# What the exercise asks:
Copy all lines below containing "this".

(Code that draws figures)
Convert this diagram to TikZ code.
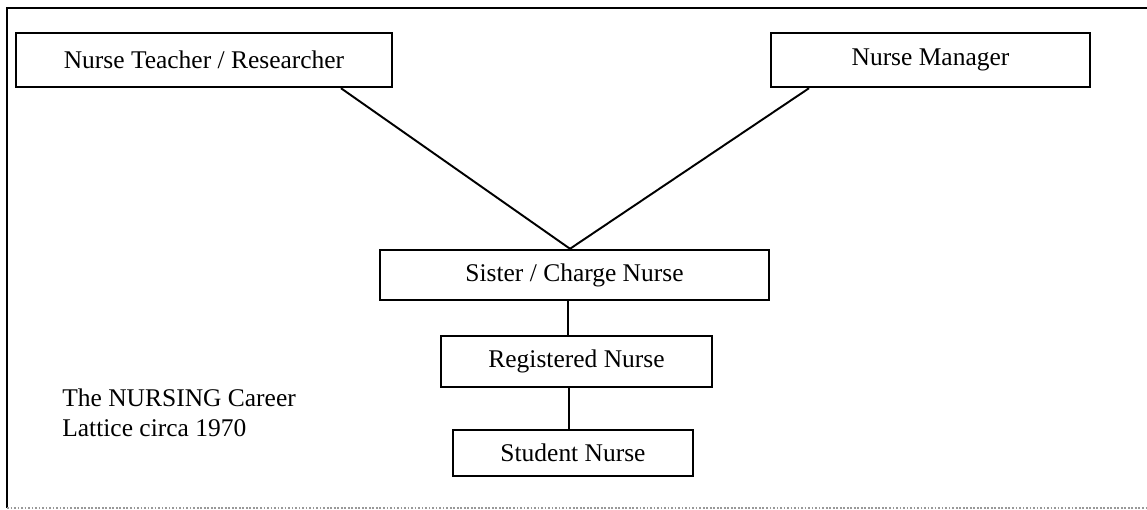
\documentclass[tikz,border=0pt]{standalone}
\usepackage{fontspec}
\setmainfont{Liberation Serif}
\usetikzlibrary{positioning,calc}

\begin{document}
\begin{tikzpicture}[x=0.02cm, y=-0.02cm,
  box/.style={rectangle, draw=black, line width=1.4pt, fill=white,
              text centered, font=\fontsize{14.5}{17}\selectfont, inner sep=2pt},
  link/.style={draw=black, line width=1.1pt},
  caption/.style={font=\fontsize{14.5}{17}\selectfont, align=left, inner sep=0pt}
]
\useasboundingbox (0,0) rectangle (1147,510);
% outer frame
\draw[line width=1.4pt] (1147,8) -- (7,8) -- (7,508);
\draw[black!40, densely dotted, line width=1pt] (7,508) -- (1147,508);

\node[box, minimum width=7.52cm, minimum height=1.08cm] (tchr) at (204,60) {Nurse Teacher / Researcher};
\node[box, minimum width=6.38cm, minimum height=1.08cm] (mgr) at (930.5,60) {Nurse Manager};
\node[box, minimum width=7.78cm, minimum height=1cm] (sis) at (574.5,275) {Sister / Charge Nurse};
\node[box, minimum width=5.42cm, minimum height=1.02cm] (reg) at (576.5,361.5) {Registered Nurse};
\node[box, minimum width=4.8cm, minimum height=0.92cm] (stu) at (573,453) {Student Nurse};

\node[caption, anchor=west] (cap) at (62,413) {The NURSING Career\\Lattice circa 1970};

\draw[link] ($(tchr.south west)!0.862!(tchr.south east)$) -- ([xshift=-0.09cm]sis.north);
\draw[link] ($(mgr.south west)!0.122!(mgr.south east)$) -- ([xshift=-0.09cm]sis.north);
\draw[link] ([xshift=-0.13cm]sis.south) -- ([xshift=-0.17cm]reg.north);
\draw[link] ([xshift=-0.15cm]reg.south) -- ([xshift=-0.08cm]stu.north);
\end{tikzpicture}
\end{document}
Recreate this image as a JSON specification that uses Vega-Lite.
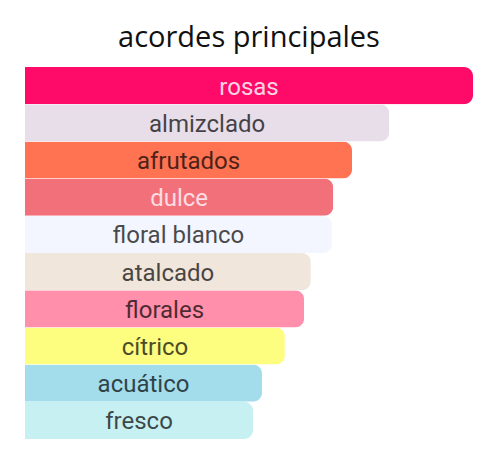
{
  "$schema": "https://vega.github.io/schema/vega-lite/v6.json",
  "autosize": "none",
  "width": 448,
  "height": 372,
  "padding": {"left": 25, "top": 67, "right": 27, "bottom": 23},
  "background": "white",
  "title": {"text": "acordes principales", "font": "Open Sans", "fontSize": 29, "fontWeight": "normal", "color": "#111", "anchor": "middle", "offset": 14},
  "config": {"view": {"stroke": null}},
  "data": {"values": [
    {"name": "rosas", "value": 100},
    {"name": "almizclado", "value": 81.3},
    {"name": "afrutados", "value": 73.0},
    {"name": "dulce", "value": 68.8},
    {"name": "floral blanco", "value": 68.5},
    {"name": "atalcado", "value": 63.8},
    {"name": "florales", "value": 62.3},
    {"name": "cítrico", "value": 58.0},
    {"name": "acuático", "value": 52.9},
    {"name": "fresco", "value": 50.9}
  ]},
  "transform": [{"calculate": "datum.value / 2", "as": "mid"}],
  "encoding": {
    "y": {"field": "name", "type": "nominal", "sort": null, "axis": null, "scale": {"paddingInner": 0, "paddingOuter": 0}}
  },
  "layer": [
    {
      "mark": {"type": "bar", "cornerRadiusEnd": 9, "orient": "horizontal"},
      "encoding": {
        "x": {"field": "value", "type": "quantitative", "axis": null, "scale": {"domain": [0, 100], "nice": false, "zero": true}},
        "color": {"field": "name", "type": "nominal", "legend": null, "scale": {
          "domain": ["rosas", "almizclado", "afrutados", "dulce", "floral blanco", "atalcado", "florales", "cítrico", "acuático", "fresco"],
          "range": ["#FE0A68", "#E8DEEA", "#FF7352", "#F2707A", "#F3F6FE", "#F0E6DC", "#FF8FAA", "#FDFD80", "#A3DDEC", "#C7F0F3"]
        }}
      }
    },
    {
      "mark": {"type": "text", "font": "Roboto", "fontSize": 24, "align": "center", "baseline": "middle", "dy": 2},
      "encoding": {
        "x": {"field": "mid", "type": "quantitative"},
        "text": {"field": "name"},
        "color": {"condition": {"test": "datum.name === 'rosas' || datum.name === 'dulce'", "value": "#FFE8F0"}, "value": "#000000"},
        "opacity": {"condition": {"test": "datum.name === 'rosas' || datum.name === 'dulce'", "value": 0.9}, "value": 0.7}
      }
    }
  ]
}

# Expected answer:
Convert this diagram to TikZ code.
Recreate this image as a JSON specification that uses Vega-Lite.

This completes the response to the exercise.